‘Should we blame it all on City spivs?’ I asked a managing director of a famous investment bank at a pre-Christmas party.
He had just told me – with the smile of a man who can look forward to yet another seven-figure bonus in a few weeks’ time – that his firm was still doing very nicely thank you. It was doing so, he continued in the same breath despite the fact that the economy was going to hell – and his forecast for the state of the nation’s, rather than his own, wealth in 2008 was as startlingly downbeat and bluntly phrased as any I have yet heard in this winter of doomsaying. Adapting the famous words of the senior civil servant Sir Richard Mottram at the time of the debacle over ‘burying bad news’ at the Department of Transport on the day of 9/11, my banker friend said: ‘I’m f***ed. You’re f***ed. We’re all completely f***ed.’
I blinked, and decided to press home my killer question. Were we all in this unfortunate state, I asked, because of the stupidity of politicians and the feeblemindedness of central bankers, or the folly of over-borrowed homebuyers and consumers on both sides of the Atlantic, or the unalterable tide of long-term economic cycles, or the whims of 21st century weather and harvests. Or was it down to the action of what I undiplomatically (but deliberately, to get a rise) called ‘City spivs’?
Any complete answer to that question would of course seek to attribute blame judiciously between all the factors: in short, house prices always fall after a long rise, people always borrow more than is good for them if offered attractive credit, bankers always lend more than is wise when the going looks good, politicians allow all that to happen because it creates the feel-good factor that gets them re-elected, and Alan Greenspan of the Federal Reserve should take a slice of the blame for making money so cheap in the first place. But what I was aiming at with the barb at the end of my question was this: I have a nagging feeling, this time round, that the damage done by all the other factors in the economic equation is being magnified by the actions of traders and investors in a way which has never really happened before.
Markets are generally good things: they squirt capital in the directions that it is most needed; they allow real-world operators to protect themselves against financial risk; they are the self-lubricating mechanism without which the wheels of globalization could not spin. But they also stand accused, nowadays, of becoming too sophisticated and complex for their own or anyone else’s good.
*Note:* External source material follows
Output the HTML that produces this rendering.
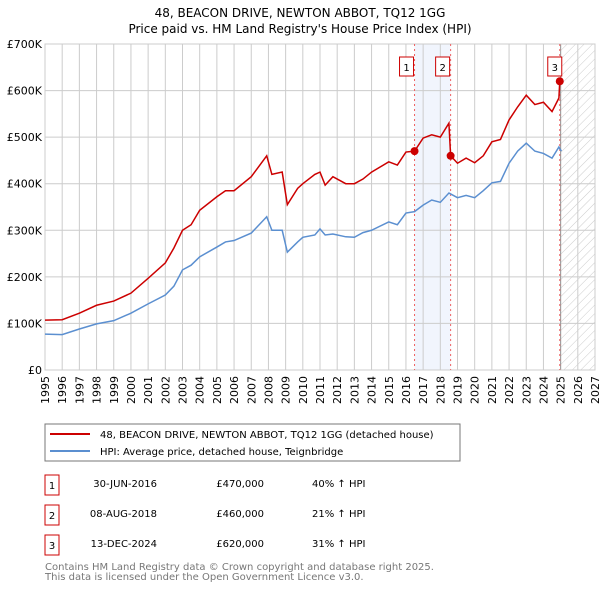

Symbolic of all this is Richie Arens, the hitherto-unknown local (that is, one-man band) trader on the New York Mercantile Exchange who celebrated the New Year by bidding $100 a barrel for 1,000 barrels of crude oil, thus losing himself $600 on the day while seeing his name in lights all over the world as the first person to pay the historic three-digit price. The fact that oil has tripled in price in the past four years is, as every schoolboy knows, a reflection of soaring energy demand from China and India, political uncertainty in the Middle East, and a failure on the part of oil-producing countries and multi-national companies either to invest sufficiently in new production and refining facilities or simply to open the taps when politely asked to do so by their customers. But those real-world factors have not altered the supply-demand balance in such a way as to cause the price to multiply by three: speculators – from giant hedge funds to tiny day-traders like Mr Arens – have done that, by chasing the ‘oil-up’ story, via all manner of instruments and traded funds and derivatives, as hard as they can.
Apparently the post-industrial west is now so much more efficient in its use of energy that $100 oil is not an instant signal for recession, as its inflation-adjusted equivalent would have been 25 or 30 years ago. What’s more, optimists and environmentalists (usually to be found in opposite corners) agree that higher prices for fossil fuels can be a good thing if they promote greater interest and faster investment in clean, renewable energy technologies. But however we search for the bright side of $100 oil, it clearly carries huge negatives: inflation in domestic fuel and heating costs with knock-on effects in all other areas of consumer spending, a radical change in the economics of any business for which transport costs are an important factor, a giant transfer of wealth to some of the most unpalatable regimes in Africa and the Middle East.
Oil is just one of many examples in which, I fear, the market itself is becoming more of a problem than a solution. Perhaps ‘City spiv’ has too harsh a connotation, but the over-sophisticated, over-confident City trader, so pleased with his power to move prices that, like Mr Arens in New York, he does so at will, just to see what they look like on the screen, is as dangerous as any egomaniac politician or crazed jihadist.
Did my banker friend agree? ‘Oh no,’ he replied smoothly, ‘You fellows always blame the City just for doing its job so well. And frankly, we always blame you journalists.’